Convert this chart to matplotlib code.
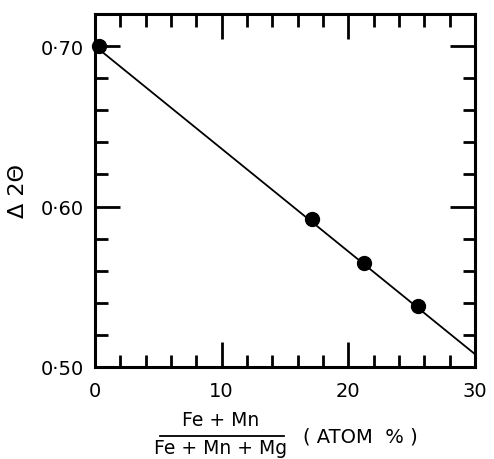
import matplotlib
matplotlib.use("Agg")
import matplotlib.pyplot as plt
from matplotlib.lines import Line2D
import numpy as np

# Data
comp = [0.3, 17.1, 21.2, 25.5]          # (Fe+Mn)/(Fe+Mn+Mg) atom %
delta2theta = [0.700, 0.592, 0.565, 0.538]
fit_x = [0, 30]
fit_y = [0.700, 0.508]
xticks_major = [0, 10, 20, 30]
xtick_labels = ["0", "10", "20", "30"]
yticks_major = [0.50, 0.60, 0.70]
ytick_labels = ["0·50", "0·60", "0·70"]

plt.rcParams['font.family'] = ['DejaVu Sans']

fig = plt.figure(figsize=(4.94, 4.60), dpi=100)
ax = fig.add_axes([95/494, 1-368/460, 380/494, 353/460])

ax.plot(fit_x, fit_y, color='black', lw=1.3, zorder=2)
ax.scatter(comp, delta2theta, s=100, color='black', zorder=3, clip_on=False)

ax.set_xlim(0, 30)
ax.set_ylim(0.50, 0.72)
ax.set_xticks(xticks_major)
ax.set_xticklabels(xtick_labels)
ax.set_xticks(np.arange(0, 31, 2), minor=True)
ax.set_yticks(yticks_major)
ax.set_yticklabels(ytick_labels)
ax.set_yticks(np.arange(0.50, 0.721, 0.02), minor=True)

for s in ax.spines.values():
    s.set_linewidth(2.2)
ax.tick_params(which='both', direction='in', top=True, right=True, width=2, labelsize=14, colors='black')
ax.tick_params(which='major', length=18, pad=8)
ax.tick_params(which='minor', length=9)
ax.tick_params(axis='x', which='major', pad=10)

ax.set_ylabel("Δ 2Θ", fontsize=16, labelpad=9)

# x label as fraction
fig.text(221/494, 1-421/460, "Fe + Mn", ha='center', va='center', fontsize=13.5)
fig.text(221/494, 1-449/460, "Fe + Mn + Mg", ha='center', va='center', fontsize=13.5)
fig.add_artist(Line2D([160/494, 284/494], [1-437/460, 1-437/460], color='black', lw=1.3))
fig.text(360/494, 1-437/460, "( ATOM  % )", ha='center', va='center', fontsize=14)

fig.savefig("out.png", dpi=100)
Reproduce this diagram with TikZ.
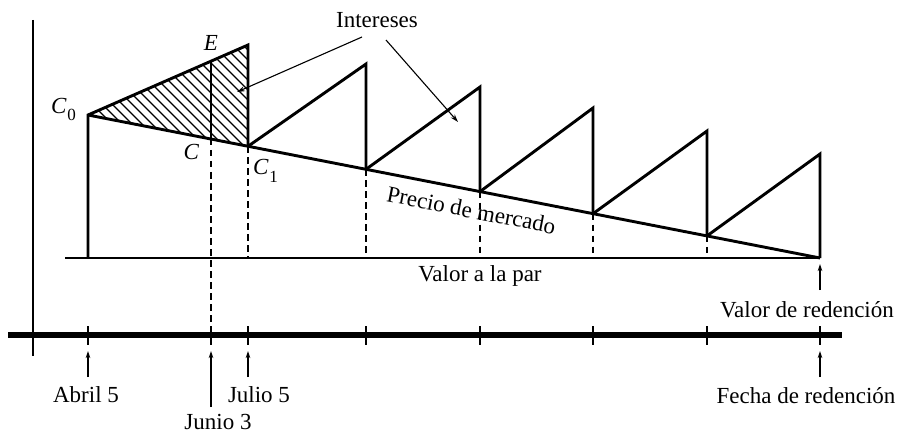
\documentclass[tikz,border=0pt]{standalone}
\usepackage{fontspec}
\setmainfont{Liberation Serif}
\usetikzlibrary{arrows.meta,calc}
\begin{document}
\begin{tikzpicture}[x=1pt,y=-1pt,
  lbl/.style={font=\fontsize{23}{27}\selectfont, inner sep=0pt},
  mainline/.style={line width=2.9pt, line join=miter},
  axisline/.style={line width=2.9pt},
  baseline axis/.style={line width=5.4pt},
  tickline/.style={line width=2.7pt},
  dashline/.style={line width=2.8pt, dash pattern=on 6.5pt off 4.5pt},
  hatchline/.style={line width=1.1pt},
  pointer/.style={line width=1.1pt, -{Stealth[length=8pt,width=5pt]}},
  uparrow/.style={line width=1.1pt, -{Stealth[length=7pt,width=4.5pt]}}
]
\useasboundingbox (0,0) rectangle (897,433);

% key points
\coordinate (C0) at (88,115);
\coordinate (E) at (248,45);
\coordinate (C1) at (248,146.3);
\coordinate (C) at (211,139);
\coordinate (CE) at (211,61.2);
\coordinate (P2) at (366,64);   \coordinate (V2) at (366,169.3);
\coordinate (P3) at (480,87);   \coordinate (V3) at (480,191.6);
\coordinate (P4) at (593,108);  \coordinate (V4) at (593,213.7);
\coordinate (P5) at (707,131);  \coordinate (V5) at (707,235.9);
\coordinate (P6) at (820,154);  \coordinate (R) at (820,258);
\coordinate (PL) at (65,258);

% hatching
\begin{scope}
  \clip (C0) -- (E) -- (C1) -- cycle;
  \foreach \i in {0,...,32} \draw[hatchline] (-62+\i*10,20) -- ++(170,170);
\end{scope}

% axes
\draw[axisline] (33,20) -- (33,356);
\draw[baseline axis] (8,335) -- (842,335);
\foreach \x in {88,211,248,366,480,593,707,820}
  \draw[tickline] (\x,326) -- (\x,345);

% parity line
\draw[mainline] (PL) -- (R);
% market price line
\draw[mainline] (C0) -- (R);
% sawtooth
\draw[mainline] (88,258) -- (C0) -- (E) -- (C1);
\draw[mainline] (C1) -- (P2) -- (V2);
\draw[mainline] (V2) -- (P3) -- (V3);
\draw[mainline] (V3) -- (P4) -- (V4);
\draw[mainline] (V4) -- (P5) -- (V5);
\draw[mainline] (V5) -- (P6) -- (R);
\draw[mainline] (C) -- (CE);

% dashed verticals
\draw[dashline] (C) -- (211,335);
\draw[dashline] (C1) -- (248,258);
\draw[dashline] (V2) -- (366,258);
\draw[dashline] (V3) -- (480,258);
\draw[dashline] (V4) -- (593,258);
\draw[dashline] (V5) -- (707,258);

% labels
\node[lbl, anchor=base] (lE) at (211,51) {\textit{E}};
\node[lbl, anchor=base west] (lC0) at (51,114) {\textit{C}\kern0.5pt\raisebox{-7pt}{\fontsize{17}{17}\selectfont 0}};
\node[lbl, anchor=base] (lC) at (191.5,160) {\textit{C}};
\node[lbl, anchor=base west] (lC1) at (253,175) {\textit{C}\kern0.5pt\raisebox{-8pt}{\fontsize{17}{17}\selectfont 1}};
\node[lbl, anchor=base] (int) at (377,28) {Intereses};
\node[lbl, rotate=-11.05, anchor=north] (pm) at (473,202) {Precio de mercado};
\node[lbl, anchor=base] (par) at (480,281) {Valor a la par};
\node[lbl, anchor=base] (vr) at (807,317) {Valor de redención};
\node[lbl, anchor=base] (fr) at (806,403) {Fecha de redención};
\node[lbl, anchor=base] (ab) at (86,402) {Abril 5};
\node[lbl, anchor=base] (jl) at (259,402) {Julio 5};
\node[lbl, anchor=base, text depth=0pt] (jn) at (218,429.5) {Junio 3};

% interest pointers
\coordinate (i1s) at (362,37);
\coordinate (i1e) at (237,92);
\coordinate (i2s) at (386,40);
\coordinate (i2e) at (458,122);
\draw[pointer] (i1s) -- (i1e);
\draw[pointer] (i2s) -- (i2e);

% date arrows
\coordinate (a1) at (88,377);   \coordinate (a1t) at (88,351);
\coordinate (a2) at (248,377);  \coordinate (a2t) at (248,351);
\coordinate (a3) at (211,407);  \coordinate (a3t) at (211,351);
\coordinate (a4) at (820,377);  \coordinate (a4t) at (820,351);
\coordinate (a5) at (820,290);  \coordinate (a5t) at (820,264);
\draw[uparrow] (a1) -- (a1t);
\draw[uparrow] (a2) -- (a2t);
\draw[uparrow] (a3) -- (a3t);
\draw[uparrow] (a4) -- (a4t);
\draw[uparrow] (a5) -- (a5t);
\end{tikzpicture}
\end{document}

What needs to be done. Reproduce the records, all of them, word for word; omit the pictures.

Answer below.
Convert this chart to matplotlib code.
import matplotlib
matplotlib.use("Agg")
import matplotlib.pyplot as plt
from matplotlib.lines import Line2D
import numpy as np

# Data
comp = [0.3, 17.1, 21.2, 25.5]          # (Fe+Mn)/(Fe+Mn+Mg) atom %
delta2theta = [0.700, 0.592, 0.565, 0.538]
fit_x = [0, 30]
fit_y = [0.700, 0.508]
xticks_major = [0, 10, 20, 30]
xtick_labels = ["0", "10", "20", "30"]
yticks_major = [0.50, 0.60, 0.70]
ytick_labels = ["0·50", "0·60", "0·70"]

plt.rcParams['font.family'] = ['DejaVu Sans']

fig = plt.figure(figsize=(4.94, 4.60), dpi=100)
ax = fig.add_axes([95/494, 1-368/460, 380/494, 353/460])

ax.plot(fit_x, fit_y, color='black', lw=1.3, zorder=2)
ax.scatter(comp, delta2theta, s=100, color='black', zorder=3, clip_on=False)

ax.set_xlim(0, 30)
ax.set_ylim(0.50, 0.72)
ax.set_xticks(xticks_major)
ax.set_xticklabels(xtick_labels)
ax.set_xticks(np.arange(0, 31, 2), minor=True)
ax.set_yticks(yticks_major)
ax.set_yticklabels(ytick_labels)
ax.set_yticks(np.arange(0.50, 0.721, 0.02), minor=True)

for s in ax.spines.values():
    s.set_linewidth(2.2)
ax.tick_params(which='both', direction='in', top=True, right=True, width=2, labelsize=14, colors='black')
ax.tick_params(which='major', length=18, pad=8)
ax.tick_params(which='minor', length=9)
ax.tick_params(axis='x', which='major', pad=10)

ax.set_ylabel("Δ 2Θ", fontsize=16, labelpad=9)

# x label as fraction
fig.text(221/494, 1-421/460, "Fe + Mn", ha='center', va='center', fontsize=13.5)
fig.text(221/494, 1-449/460, "Fe + Mn + Mg", ha='center', va='center', fontsize=13.5)
fig.add_artist(Line2D([160/494, 284/494], [1-437/460, 1-437/460], color='black', lw=1.3))
fig.text(360/494, 1-437/460, "( ATOM  % )", ha='center', va='center', fontsize=14)

fig.savefig("out.png", dpi=100)
Reproduce this diagram with TikZ.
\documentclass[tikz,border=0pt]{standalone}
\usepackage{fontspec}
\setmainfont{Liberation Serif}
\usetikzlibrary{arrows.meta,calc}
\begin{document}
\begin{tikzpicture}[x=1pt,y=-1pt,
  lbl/.style={font=\fontsize{23}{27}\selectfont, inner sep=0pt},
  mainline/.style={line width=2.9pt, line join=miter},
  axisline/.style={line width=2.9pt},
  baseline axis/.style={line width=5.4pt},
  tickline/.style={line width=2.7pt},
  dashline/.style={line width=2.8pt, dash pattern=on 6.5pt off 4.5pt},
  hatchline/.style={line width=1.1pt},
  pointer/.style={line width=1.1pt, -{Stealth[length=8pt,width=5pt]}},
  uparrow/.style={line width=1.1pt, -{Stealth[length=7pt,width=4.5pt]}}
]
\useasboundingbox (0,0) rectangle (897,433);

% key points
\coordinate (C0) at (88,115);
\coordinate (E) at (248,45);
\coordinate (C1) at (248,146.3);
\coordinate (C) at (211,139);
\coordinate (CE) at (211,61.2);
\coordinate (P2) at (366,64);   \coordinate (V2) at (366,169.3);
\coordinate (P3) at (480,87);   \coordinate (V3) at (480,191.6);
\coordinate (P4) at (593,108);  \coordinate (V4) at (593,213.7);
\coordinate (P5) at (707,131);  \coordinate (V5) at (707,235.9);
\coordinate (P6) at (820,154);  \coordinate (R) at (820,258);
\coordinate (PL) at (65,258);

% hatching
\begin{scope}
  \clip (C0) -- (E) -- (C1) -- cycle;
  \foreach \i in {0,...,32} \draw[hatchline] (-62+\i*10,20) -- ++(170,170);
\end{scope}

% axes
\draw[axisline] (33,20) -- (33,356);
\draw[baseline axis] (8,335) -- (842,335);
\foreach \x in {88,211,248,366,480,593,707,820}
  \draw[tickline] (\x,326) -- (\x,345);

% parity line
\draw[mainline] (PL) -- (R);
% market price line
\draw[mainline] (C0) -- (R);
% sawtooth
\draw[mainline] (88,258) -- (C0) -- (E) -- (C1);
\draw[mainline] (C1) -- (P2) -- (V2);
\draw[mainline] (V2) -- (P3) -- (V3);
\draw[mainline] (V3) -- (P4) -- (V4);
\draw[mainline] (V4) -- (P5) -- (V5);
\draw[mainline] (V5) -- (P6) -- (R);
\draw[mainline] (C) -- (CE);

% dashed verticals
\draw[dashline] (C) -- (211,335);
\draw[dashline] (C1) -- (248,258);
\draw[dashline] (V2) -- (366,258);
\draw[dashline] (V3) -- (480,258);
\draw[dashline] (V4) -- (593,258);
\draw[dashline] (V5) -- (707,258);

% labels
\node[lbl, anchor=base] (lE) at (211,51) {\textit{E}};
\node[lbl, anchor=base west] (lC0) at (51,114) {\textit{C}\kern0.5pt\raisebox{-7pt}{\fontsize{17}{17}\selectfont 0}};
\node[lbl, anchor=base] (lC) at (191.5,160) {\textit{C}};
\node[lbl, anchor=base west] (lC1) at (253,175) {\textit{C}\kern0.5pt\raisebox{-8pt}{\fontsize{17}{17}\selectfont 1}};
\node[lbl, anchor=base] (int) at (377,28) {Intereses};
\node[lbl, rotate=-11.05, anchor=north] (pm) at (473,202) {Precio de mercado};
\node[lbl, anchor=base] (par) at (480,281) {Valor a la par};
\node[lbl, anchor=base] (vr) at (807,317) {Valor de redención};
\node[lbl, anchor=base] (fr) at (806,403) {Fecha de redención};
\node[lbl, anchor=base] (ab) at (86,402) {Abril 5};
\node[lbl, anchor=base] (jl) at (259,402) {Julio 5};
\node[lbl, anchor=base, text depth=0pt] (jn) at (218,429.5) {Junio 3};

% interest pointers
\coordinate (i1s) at (362,37);
\coordinate (i1e) at (237,92);
\coordinate (i2s) at (386,40);
\coordinate (i2e) at (458,122);
\draw[pointer] (i1s) -- (i1e);
\draw[pointer] (i2s) -- (i2e);

% date arrows
\coordinate (a1) at (88,377);   \coordinate (a1t) at (88,351);
\coordinate (a2) at (248,377);  \coordinate (a2t) at (248,351);
\coordinate (a3) at (211,407);  \coordinate (a3t) at (211,351);
\coordinate (a4) at (820,377);  \coordinate (a4t) at (820,351);
\coordinate (a5) at (820,290);  \coordinate (a5t) at (820,264);
\draw[uparrow] (a1) -- (a1t);
\draw[uparrow] (a2) -- (a2t);
\draw[uparrow] (a3) -- (a3t);
\draw[uparrow] (a4) -- (a4t);
\draw[uparrow] (a5) -- (a5t);
\end{tikzpicture}
\end{document}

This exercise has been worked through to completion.